The most obvious thing that I see is how completely wrong both sons were in their perception of who their father really is. This makes me remember Jesus’ words in the “High Priestly Prayer” in John 17:25, “O righteous Father the world DOES NOT KNOW YOU.” That is the problem. Without the revelatory work of the Holy Spirit we really have no idea who God is or what He is really like. We carry around in our hearts distorted images of Him which have been forged on the anvils of our personal past experiences of rejection, shame and disappointment. This is only exacerbated by the wrong images we receive from well meaning parents, teachers, preachers as well as our own innate sense of guilt and unworthiness. We then try to relate to God out of those distorted perceptions and find ourselves feeling hopeless, confused, weary and often times utterly burned out and even resentful towards God. I don’t know how many times I have heard frustrated Christians say in one way or another, “It doesn’t matter how hard I try, I just can’t seem to be a good enough Christian.” We can know all about grace in our heads, but what we need is a true Holy Spirit revelation of who our Abba really is in the deepest recesses of our hearts.

So what strikes me above all else in this story is how utterly and completely different the father really was. The “prodigal” son had to go to incredible extremes in order to be brought to a place where he was able to finally experience the truth of who His father really was and had always been – including the time that he had been living in the father’s house, as well as all that time he was living far away from home in rebellion and ultimately in complete and utter shame and filthy disgrace. I could easily inject some personal testimony right here, but suffice it to say, I can very much identify with this story today. I know what it is crawl around in the filth of a “pig pen” with distorted and perverted images of who I thought God was filling my heart and mind. I know what it is to finally “come to my senses” and say, “I don’t have to live like this any longer” and to begin the journey of returning to the father’s house. I also know what it is to feel I have to negotiate with God in order to be allowed back on the father’s property.

Pay close attention to the repentance speech the son had prepared and memorized as he was heading back to the father’s house:

“I have sinned against heaven and against you and I am no longer worthy to be called your son. Just treat me as one of your hired servants.” (Luke 15:18, 19)

I have actually read in some commentaries that this was a correct and proper understanding and attitude of repentance for this good for nothing, rebellious sinner to have in approaching his father. But, let’s look at how the father, representing Abba God, actually responded when his wayward son returns with repentance speech in hand to plead for acceptance back home “as one of your hired servants.”

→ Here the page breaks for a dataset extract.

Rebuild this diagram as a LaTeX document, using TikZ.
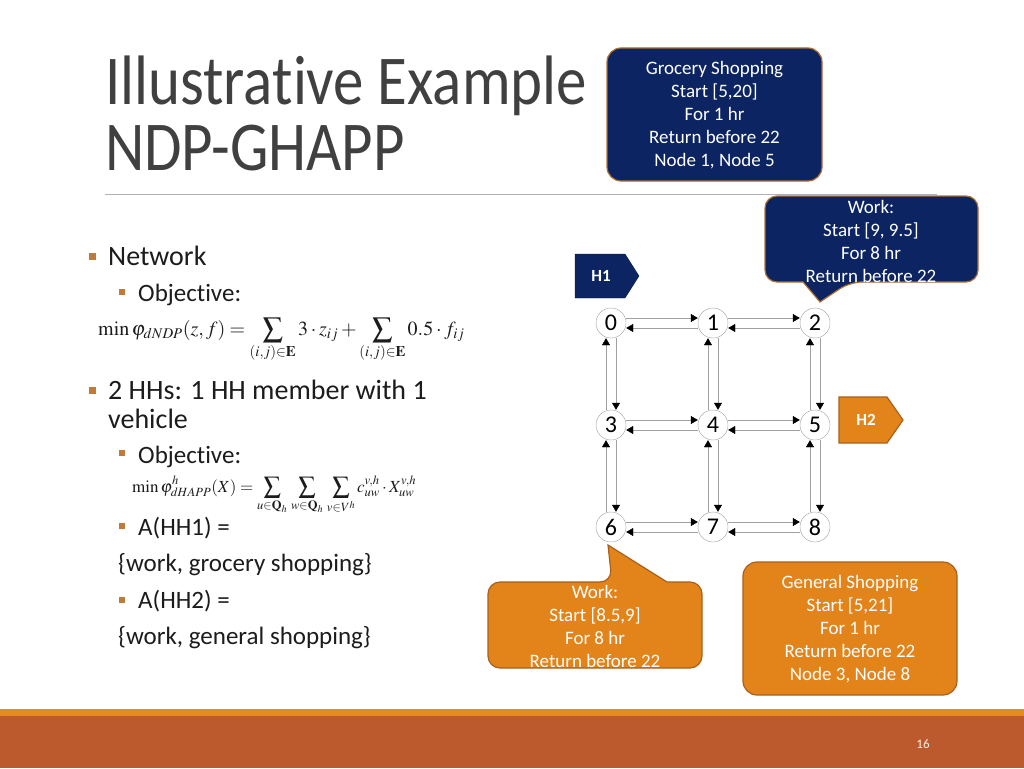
\documentclass[tikz,border=0pt]{standalone}
\usepackage{amsmath}
\usepackage[no-math]{fontspec}
\usepackage{mathptmx}
\setmainfont{Carlito}[Ligatures=NoCommon]
\newfontfamily\titlefont[FakeStretch=0.87,Ligatures=NoCommon]{Carlito}
\usetikzlibrary{arrows.meta,calc}
\definecolor{navy}{RGB}{12,36,97}
\definecolor{navyrim}{RGB}{176,112,48}
\definecolor{orangefill}{RGB}{226,132,26}
\definecolor{orangerim}{RGB}{168,96,28}
\definecolor{bandlight}{RGB}{230,138,36}
\definecolor{banddark}{RGB}{188,89,45}
\definecolor{bulletcol}{RGB}{192,122,58}
\definecolor{titlegray}{RGB}{64,64,64}
\definecolor{bodytext}{RGB}{28,28,28}
\definecolor{edgegray}{RGB}{160,160,160}

\tikzset{
  body/.style={anchor=base west, inner sep=0pt, text=bodytext},
  lvlone/.style={body, font=\fontsize{28}{34}\selectfont},
  lvltwo/.style={body, font=\fontsize{25}{30}\selectfont},
  gnode/.style={circle, draw=edgegray, fill=white, minimum size=30pt, inner sep=0pt,
    font=\fontsize{24}{24}\selectfont},
  edge/.style={draw=edgegray, thin, -{Triangle[length=7pt,width=8pt,black]}},
  boxtext/.style={align=center, text=white, inner sep=0pt, font=\fontsize{19}{23}\selectfont},
  navybox/.style={fill=navy, draw=navyrim, line width=1.2pt},
  orangebox/.style={fill=orangefill, draw=orangerim, line width=1.2pt},
}

\begin{document}
\begin{tikzpicture}[x=1pt,y=-1pt]
    \useasboundingbox (0,0) rectangle (1024,768);
    % Title
    \node[anchor=base west, inner sep=0pt, text=titlegray, font=\titlefont\fontsize{70}{70}\selectfont]
      (title1) at (105,104) {Illustrative Example};
    \node[anchor=base west, inner sep=0pt, text=titlegray, font=\titlefont\fontsize{70}{70}\selectfont]
      (title2) at (105,170) {NDP-GHAPP};
    \draw[gray!60, thin] (105,194) -- (937,194);

    % Bullets
    \fill[bulletcol] (89,253) rectangle (96,260);
    \fill[bulletcol] (119,289) rectangle (125,295);
    \fill[bulletcol] (89,387) rectangle (96,394);
    \fill[bulletcol] (119,450) rectangle (125,456);
    \fill[bulletcol] (119,523) rectangle (125,529);
    \fill[bulletcol] (119,597) rectangle (125,603);

    % Text body
    \node[lvlone] (network) at (108,265) {Network};
    \node[lvltwo] (obj1) at (138,301) {Objective:};
    \node[body, font=\fontsize{20}{20}\selectfont] (f1) at (98,335)
      {$\displaystyle \min \varphi_{dNDP}(z,f) = \sum_{(i,j)\in\mathbf{E}} 3\cdot z_{ij} + \sum_{(i,j)\in\mathbf{E}} 0.5\cdot f_{ij}$};
    \node[lvlone] (hh) at (108,399) {2 HHs: 1 HH member with 1};
    \node[lvlone] (veh) at (108,428) {vehicle};
    \node[lvltwo] (obj2) at (138,463) {Objective:};
    \node[body, font=\fontsize{17}{17}\selectfont] (f2) at (132,492)
      {$\displaystyle \min \varphi^{h}_{dHAPP}(X) = \sum_{u\in\mathbf{Q}_h}\,\sum_{w\in\mathbf{Q}_h}\,\sum_{v\in V^h} c^{v,h}_{uw}\cdot X^{v,h}_{uw}$};
    \node[lvltwo] (ahh1) at (138,535) {A(HH1) =};
    \node[lvltwo] (set1) at (118,571) {\{work, grocery shopping\}};
    \node[lvltwo] (ahh2) at (138,608) {A(HH2) =};
    \node[lvltwo] (set2) at (118,644) {\{work, general shopping\}};

    % Grid nodes
    \foreach \r in {0,1,2}
      \foreach \c in {0,1,2} {
        \pgfmathtruncatemacro{\k}{3*\r+\c}
        \node[gnode] (n\k) at (611+102*\c, 323+102*\r) {\k};
      }
    % Horizontal links
    \foreach \a in {0,1,3,4,6,7} {
      \pgfmathtruncatemacro{\b}{\a+1}
      \draw[edge] ([yshift=5pt]n\a.east) -- ([yshift=5pt]n\b.west);
      \draw[edge] ([yshift=-5pt]n\b.west) -- ([yshift=-5pt]n\a.east);
    }
    % Vertical links
    \foreach \a in {0,1,2,3,4,5} {
      \pgfmathtruncatemacro{\b}{\a+3}
      \draw[edge] ([xshift=5pt]n\a.south) -- ([xshift=5pt]n\b.north);
      \draw[edge] ([xshift=-5pt]n\b.north) -- ([xshift=-5pt]n\a.south);
    }

    % Home tags
    \draw[fill=navy, draw=navy!80!black] (575,254) -- (625,254) -- (639,276) -- (625,298) -- (575,298) -- cycle;
    \node[text=white, font=\bfseries\fontsize{17}{17}\selectfont] (H1) at (601,276) {H1};
    \draw[fill=orangefill, draw=orangerim, line width=1.2pt] (839,397) -- (887,397) -- (903,420) -- (887,443) -- (839,443) -- cycle;
    \node[text=white, font=\bfseries\fontsize{17}{17}\selectfont] (H2) at (866,420) {H2};

    % Activity boxes
    \draw[navybox, rounded corners=14pt] (607,48) rectangle (822,181);
    \node[boxtext] (grocery) at (714.5,115)
      {Grocery Shopping\\Start [5,20]\\For 1 hr\\Return before 22\\Node 1, Node 5};
    \draw[navybox, rounded corners=12pt] (803,282) -- (765,282) -- (765,196) -- (978,196) -- (978,282)
      -- (850,282) [sharp corners] -- (820,302) -- cycle;
    \node[boxtext] (work1) at (871,241)
      {Work:\\Start [9, 9.5]\\For 8 hr\\Return before 22};
    \draw[orangebox, rounded corners=12pt] (667,582) -- (702,582) -- (702,668) -- (488,668) -- (488,582)
      -- (612,582) [sharp corners] -- (608,545) -- cycle;
    \node[boxtext] (work2) at (595,626)
      {Work:\\Start [8.5,9]\\For 8 hr\\Return before 22};
    \draw[orangebox, rounded corners=14pt] (743,562) rectangle (957,695);
    \node[boxtext] (general) at (850,629)
      {General Shopping\\Start [5,21]\\For 1 hr\\Return before 22\\Node 3, Node 8};

    % Footer bands
    \fill[bandlight] (0,709) rectangle (1024,716);
    \fill[banddark] (0,716) rectangle (1024,768);
    \node[text=white!90!orange, font=\fontsize{13}{13}\selectfont] (pagenum) at (923,744) {16};
\end{tikzpicture}
\end{document}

Of course, everybody is familiar with this part of the story: “And while he was still a long way off, his father saw him coming. Filled with love and compassion, he ran to his son, embraced him, and kissed him.” (Luke 15:20). It is at this point that the story gets really interesting. It is while the father is “falling upon his neck” (KJV) with love and compassion and smothering his swine infested flesh with kisses of fatherly affection, that the son begins to recite his prepared speech of repentance. But he only gets so far. What so many miss here is the fact that THE FATHER DOES NOT ALLOW HIM TO FINISH HIS SPEECH. He has just confessed that he is no longer worthy to be called a son and is about to say, “Just treat me as one of your hired servants” that Jesus interjects, “BUT HIS FATHER SAID . . .” Feel the power of that. I call this the “Divine Interruption” Just as he is about to place himself in servitude as a slave in the father’s household he is interrupted by the father who then turns to the servants and says, “Quick bring the finest robe in the house and put it on him. Get a ring for his finger and sandals for his feet . . .” It is as if the father is saying, “I refuse to hear this nonsense about you being my servant. I will have nothing of it. I am not interested in servants. I do not want a servant. I only want a son whom I can shower with my love and affection.”

Can you feel the power in this? While we are trying to negotiate with God out of our feelings of shame and guilt, which inevitably drag us into legalism and promises to do better and try harder, He is wanting to embrace us with love and kisses of fatherly affection and to lavish upon us His own gifts of grace and mercy.

Through this story Jesus profoundly reveals the heart of His Father and shows us so clearly what it really is that Abba wants most from us, who are His beloved children. It obviously is not simply obedient and responsible behavior. He already had that from the elder son who, the story reveals, also had no idea who his father really was, nor what he was like. The returning son was prepared to sell himself into lifelong servitude to pay his father back for years of shameful rebellion and waste, but as we have seen, the father would absolutely have none of that. What the father wanted, and what Abba wants from us, more than anything else, is a loving relationship. That is what he did not have from either of his sons and he wanted it so desperately that he would spare nothing to have it.

The heart of this story, and what personally speaks powerfully to me at this time, is the fact that the father, out of his love and desire for true relationship, was willing to let his son completely go so he could come to the absolute end of his own self-sufficiency in order to find out who his father really was. Only by coming to the end of himself was the son able to finally recognize what had been important to the father all along.

– Lee O’Hare, shared with his kind permission.